- EXERCISE REQUIREMENTS: Within the material below, find each line bearing the word "this" and present it.

====== SUPPLIED RECORDS

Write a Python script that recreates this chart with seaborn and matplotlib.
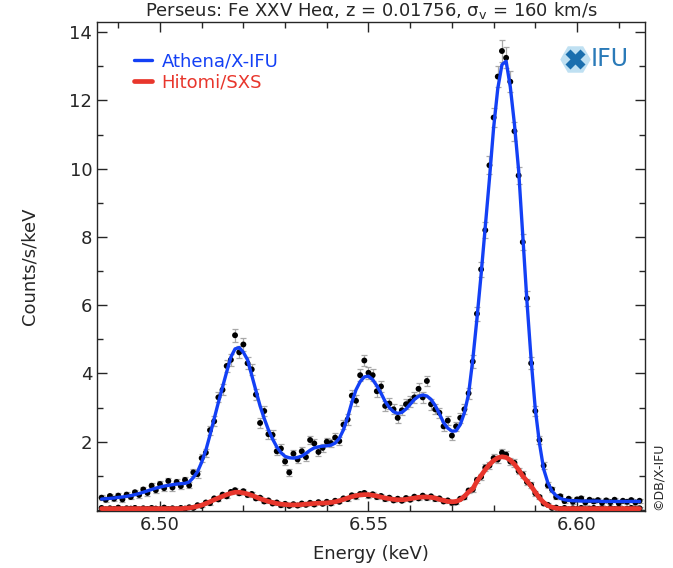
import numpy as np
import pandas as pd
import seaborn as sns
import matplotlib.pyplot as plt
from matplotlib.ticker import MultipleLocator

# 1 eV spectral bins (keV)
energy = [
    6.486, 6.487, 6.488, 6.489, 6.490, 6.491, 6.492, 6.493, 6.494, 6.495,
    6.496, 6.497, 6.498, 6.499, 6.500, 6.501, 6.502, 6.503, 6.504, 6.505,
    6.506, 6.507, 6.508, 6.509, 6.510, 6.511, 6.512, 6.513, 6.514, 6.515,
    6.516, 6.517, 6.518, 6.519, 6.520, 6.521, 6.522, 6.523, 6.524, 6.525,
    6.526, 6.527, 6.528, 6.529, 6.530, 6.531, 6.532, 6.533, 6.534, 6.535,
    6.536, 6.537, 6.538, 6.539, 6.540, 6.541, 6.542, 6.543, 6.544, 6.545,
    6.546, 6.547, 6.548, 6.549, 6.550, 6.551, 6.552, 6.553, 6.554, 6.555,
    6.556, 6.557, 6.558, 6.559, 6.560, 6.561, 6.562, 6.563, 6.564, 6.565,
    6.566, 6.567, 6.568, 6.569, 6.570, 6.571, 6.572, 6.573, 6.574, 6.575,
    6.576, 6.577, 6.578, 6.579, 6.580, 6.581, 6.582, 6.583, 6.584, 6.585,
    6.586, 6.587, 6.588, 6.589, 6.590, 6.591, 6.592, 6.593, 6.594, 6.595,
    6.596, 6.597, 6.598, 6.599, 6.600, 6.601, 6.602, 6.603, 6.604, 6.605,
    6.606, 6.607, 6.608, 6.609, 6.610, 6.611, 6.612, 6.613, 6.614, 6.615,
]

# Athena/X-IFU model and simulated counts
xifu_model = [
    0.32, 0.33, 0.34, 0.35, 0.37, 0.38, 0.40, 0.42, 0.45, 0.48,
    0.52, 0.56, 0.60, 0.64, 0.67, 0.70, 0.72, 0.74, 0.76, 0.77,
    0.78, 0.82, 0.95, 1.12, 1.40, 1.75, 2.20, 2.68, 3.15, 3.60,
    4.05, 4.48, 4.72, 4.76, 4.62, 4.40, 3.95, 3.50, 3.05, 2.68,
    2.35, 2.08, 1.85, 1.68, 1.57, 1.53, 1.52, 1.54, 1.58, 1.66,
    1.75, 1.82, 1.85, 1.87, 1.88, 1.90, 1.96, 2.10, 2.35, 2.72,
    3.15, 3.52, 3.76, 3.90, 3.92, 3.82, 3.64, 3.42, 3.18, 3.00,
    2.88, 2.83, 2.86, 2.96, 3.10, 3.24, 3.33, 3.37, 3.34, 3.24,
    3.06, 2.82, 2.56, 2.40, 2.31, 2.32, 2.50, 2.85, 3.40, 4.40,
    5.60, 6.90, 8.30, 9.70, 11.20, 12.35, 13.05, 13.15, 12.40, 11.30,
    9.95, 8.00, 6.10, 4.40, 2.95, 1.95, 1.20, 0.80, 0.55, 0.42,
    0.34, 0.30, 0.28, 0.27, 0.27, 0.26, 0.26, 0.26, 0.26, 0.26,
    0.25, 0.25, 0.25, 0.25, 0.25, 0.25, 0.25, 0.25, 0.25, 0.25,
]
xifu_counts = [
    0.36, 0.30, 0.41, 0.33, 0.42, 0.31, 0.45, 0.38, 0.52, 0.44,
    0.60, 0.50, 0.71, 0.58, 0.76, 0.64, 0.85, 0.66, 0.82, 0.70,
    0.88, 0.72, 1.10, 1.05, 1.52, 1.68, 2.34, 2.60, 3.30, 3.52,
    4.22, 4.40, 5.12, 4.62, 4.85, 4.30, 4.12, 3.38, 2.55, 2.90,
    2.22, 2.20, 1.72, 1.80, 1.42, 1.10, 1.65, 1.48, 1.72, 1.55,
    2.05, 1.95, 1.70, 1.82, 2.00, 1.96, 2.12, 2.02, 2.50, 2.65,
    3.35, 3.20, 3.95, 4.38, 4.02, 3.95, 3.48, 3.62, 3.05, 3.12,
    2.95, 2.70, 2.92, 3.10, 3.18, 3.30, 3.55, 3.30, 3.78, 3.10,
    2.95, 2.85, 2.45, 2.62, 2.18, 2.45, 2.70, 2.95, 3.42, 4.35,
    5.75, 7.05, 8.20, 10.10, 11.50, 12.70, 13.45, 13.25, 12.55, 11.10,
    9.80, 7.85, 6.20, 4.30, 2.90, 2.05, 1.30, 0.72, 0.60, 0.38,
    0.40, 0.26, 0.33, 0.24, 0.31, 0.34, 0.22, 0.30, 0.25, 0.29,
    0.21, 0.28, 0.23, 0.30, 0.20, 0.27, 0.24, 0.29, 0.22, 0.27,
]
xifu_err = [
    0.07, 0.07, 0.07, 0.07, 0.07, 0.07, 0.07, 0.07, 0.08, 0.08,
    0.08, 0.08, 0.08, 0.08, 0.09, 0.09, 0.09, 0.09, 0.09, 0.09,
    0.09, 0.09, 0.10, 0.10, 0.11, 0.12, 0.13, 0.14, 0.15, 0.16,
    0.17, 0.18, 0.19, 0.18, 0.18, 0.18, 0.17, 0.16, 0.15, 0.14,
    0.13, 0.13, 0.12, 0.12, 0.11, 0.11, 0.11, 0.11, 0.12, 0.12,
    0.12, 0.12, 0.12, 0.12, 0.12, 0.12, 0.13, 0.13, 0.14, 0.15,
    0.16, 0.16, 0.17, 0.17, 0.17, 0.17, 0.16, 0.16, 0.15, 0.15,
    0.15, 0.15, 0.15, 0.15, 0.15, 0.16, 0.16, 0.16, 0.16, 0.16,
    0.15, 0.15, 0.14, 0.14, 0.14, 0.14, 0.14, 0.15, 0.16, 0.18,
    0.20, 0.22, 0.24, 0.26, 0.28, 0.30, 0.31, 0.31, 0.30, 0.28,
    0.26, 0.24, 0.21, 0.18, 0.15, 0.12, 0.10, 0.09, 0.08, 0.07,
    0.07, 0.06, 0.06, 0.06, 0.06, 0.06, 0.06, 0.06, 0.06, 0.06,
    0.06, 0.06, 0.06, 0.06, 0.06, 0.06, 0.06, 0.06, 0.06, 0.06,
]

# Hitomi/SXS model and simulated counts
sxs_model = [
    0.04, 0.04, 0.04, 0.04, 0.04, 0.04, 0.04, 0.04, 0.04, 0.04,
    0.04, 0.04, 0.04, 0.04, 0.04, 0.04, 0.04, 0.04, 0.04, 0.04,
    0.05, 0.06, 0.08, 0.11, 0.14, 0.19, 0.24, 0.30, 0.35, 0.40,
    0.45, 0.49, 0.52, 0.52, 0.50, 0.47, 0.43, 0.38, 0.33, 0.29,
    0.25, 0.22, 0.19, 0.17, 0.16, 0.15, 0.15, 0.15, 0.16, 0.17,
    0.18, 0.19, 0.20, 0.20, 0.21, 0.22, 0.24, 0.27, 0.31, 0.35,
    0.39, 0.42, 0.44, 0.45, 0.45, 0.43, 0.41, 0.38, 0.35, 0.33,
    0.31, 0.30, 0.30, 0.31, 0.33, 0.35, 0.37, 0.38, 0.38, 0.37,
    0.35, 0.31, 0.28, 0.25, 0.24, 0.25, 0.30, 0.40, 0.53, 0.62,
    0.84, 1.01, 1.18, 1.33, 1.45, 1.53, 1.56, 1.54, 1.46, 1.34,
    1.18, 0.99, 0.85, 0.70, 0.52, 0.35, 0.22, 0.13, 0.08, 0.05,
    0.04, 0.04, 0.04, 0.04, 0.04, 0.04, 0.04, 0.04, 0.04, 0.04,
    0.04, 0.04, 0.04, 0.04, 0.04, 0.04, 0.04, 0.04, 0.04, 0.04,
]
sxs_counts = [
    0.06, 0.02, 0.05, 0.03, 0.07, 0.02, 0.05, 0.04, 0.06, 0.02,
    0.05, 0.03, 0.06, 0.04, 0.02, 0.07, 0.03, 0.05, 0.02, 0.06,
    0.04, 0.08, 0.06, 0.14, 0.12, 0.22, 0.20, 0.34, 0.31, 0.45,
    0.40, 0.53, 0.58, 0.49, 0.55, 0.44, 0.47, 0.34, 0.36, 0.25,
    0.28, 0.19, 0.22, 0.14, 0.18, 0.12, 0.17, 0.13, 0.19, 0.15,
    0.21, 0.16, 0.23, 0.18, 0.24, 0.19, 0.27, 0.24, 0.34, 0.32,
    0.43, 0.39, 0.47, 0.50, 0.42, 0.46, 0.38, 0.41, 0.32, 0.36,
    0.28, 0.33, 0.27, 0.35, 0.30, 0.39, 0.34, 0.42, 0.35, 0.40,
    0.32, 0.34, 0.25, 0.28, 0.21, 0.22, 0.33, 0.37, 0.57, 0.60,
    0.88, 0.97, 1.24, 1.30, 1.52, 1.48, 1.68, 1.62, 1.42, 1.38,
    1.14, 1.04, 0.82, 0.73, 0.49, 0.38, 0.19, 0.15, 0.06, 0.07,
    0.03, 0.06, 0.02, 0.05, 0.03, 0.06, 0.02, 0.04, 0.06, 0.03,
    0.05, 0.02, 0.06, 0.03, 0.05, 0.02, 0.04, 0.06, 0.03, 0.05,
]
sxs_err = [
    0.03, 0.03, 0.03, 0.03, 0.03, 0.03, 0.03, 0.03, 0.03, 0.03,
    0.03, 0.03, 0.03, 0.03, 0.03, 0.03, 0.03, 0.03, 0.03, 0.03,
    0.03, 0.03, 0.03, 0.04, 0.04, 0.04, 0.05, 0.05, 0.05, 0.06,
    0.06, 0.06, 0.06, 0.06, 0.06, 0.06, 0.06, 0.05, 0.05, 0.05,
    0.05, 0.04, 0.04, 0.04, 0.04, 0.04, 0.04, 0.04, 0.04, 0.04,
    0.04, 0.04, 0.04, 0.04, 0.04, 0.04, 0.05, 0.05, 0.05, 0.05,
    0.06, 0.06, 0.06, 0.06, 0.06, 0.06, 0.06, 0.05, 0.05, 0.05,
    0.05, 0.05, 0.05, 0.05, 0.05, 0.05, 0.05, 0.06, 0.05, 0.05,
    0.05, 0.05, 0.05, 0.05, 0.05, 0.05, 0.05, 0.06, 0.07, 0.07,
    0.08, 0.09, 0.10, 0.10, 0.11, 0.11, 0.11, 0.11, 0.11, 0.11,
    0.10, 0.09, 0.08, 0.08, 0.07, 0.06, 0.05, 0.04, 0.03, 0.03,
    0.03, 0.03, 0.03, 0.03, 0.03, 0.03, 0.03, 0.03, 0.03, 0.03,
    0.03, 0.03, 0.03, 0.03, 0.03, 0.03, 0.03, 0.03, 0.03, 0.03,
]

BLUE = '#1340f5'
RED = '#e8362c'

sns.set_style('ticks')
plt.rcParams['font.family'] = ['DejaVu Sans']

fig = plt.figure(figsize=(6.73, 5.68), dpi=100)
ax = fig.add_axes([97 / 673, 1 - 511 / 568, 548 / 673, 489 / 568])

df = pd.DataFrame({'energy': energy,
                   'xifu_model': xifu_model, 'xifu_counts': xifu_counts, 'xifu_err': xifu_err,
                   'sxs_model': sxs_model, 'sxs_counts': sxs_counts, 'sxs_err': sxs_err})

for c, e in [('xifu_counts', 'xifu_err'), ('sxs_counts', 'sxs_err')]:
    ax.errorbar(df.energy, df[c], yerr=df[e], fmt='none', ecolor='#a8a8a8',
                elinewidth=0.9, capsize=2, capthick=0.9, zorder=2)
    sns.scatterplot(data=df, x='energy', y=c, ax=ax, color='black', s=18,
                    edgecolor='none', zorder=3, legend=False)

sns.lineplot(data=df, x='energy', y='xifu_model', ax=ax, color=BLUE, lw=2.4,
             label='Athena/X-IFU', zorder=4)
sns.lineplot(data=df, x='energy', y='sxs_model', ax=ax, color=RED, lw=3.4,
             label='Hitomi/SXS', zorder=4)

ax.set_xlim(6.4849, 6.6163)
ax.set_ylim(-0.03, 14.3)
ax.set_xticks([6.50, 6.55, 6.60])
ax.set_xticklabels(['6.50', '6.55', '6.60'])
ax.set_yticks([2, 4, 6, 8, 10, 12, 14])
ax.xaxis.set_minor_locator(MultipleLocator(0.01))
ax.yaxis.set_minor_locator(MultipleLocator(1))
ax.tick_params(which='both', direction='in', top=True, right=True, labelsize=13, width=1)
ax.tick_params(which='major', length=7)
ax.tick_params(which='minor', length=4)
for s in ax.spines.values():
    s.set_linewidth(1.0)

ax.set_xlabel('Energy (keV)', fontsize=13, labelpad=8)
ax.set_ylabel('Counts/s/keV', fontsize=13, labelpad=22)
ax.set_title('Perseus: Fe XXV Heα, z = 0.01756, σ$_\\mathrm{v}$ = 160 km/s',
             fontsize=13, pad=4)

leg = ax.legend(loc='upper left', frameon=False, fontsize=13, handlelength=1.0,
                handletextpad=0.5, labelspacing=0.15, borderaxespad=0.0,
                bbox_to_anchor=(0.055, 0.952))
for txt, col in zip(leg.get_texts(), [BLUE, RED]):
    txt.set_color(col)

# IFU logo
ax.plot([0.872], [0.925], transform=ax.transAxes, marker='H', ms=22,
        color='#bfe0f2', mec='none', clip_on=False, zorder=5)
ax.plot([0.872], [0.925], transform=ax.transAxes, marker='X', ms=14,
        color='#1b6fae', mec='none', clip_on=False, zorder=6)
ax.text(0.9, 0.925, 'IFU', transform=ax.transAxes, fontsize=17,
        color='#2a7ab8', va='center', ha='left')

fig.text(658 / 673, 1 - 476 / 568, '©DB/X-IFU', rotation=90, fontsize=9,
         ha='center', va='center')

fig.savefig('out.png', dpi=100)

============
====== SUPPLIED RECORDS

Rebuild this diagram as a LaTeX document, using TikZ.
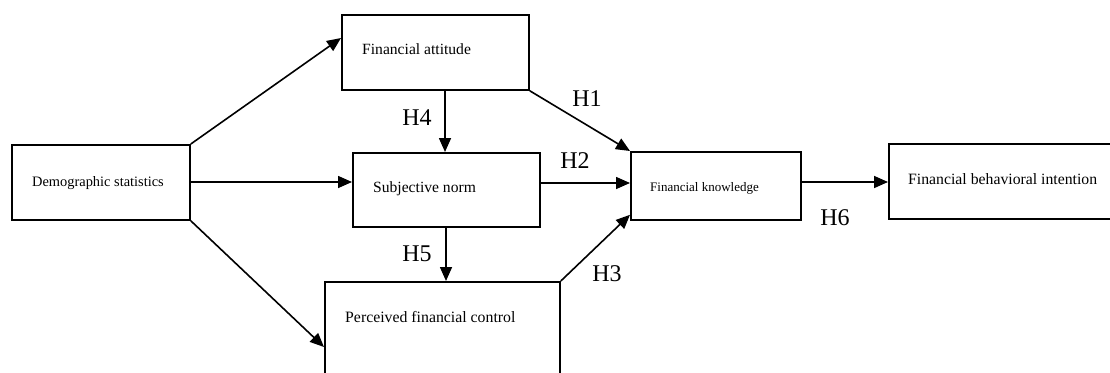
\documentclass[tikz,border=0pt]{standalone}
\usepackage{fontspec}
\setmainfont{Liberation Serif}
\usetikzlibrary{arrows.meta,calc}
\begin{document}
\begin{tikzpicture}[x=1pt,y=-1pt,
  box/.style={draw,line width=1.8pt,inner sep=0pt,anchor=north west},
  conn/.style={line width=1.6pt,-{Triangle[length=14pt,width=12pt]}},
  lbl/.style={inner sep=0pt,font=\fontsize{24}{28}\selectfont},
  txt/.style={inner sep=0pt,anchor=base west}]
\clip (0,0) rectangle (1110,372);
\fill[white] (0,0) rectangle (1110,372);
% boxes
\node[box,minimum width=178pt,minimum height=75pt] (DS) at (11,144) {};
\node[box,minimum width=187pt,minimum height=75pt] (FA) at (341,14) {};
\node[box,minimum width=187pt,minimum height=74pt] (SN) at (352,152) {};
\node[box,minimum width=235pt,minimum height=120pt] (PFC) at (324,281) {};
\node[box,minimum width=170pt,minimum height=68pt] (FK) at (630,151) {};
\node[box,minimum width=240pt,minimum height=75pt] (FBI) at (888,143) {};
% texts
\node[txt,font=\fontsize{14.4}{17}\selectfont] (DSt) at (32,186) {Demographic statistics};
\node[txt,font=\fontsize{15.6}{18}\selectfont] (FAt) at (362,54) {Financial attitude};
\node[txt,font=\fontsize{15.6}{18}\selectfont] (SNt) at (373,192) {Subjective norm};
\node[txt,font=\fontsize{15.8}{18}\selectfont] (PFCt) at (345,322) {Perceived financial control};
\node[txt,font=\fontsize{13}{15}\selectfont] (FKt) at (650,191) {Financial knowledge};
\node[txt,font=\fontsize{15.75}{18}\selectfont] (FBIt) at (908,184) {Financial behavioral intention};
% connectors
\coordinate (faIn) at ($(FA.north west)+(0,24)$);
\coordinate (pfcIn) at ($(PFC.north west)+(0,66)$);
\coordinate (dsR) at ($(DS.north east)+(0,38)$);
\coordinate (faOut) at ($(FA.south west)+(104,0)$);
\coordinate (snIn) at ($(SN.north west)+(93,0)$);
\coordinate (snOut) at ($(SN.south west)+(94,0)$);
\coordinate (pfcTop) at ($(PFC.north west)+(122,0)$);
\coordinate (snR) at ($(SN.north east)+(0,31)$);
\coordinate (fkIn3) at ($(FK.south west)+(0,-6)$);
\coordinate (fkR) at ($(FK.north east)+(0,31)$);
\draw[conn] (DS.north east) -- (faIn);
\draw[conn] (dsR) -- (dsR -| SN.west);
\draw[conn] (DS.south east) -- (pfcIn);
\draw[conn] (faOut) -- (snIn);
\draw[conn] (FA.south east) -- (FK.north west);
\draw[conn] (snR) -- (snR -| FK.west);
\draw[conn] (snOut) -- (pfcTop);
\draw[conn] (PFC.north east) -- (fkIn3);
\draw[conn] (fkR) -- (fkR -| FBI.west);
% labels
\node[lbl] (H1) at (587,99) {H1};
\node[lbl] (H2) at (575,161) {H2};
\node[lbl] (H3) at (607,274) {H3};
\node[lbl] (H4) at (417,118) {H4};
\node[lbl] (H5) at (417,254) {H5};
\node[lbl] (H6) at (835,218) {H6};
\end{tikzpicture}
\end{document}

============

- THE ANSWER:
Write a Python script that recreates this chart with seaborn and matplotlib.
Rebuild this diagram as a LaTeX document, using TikZ.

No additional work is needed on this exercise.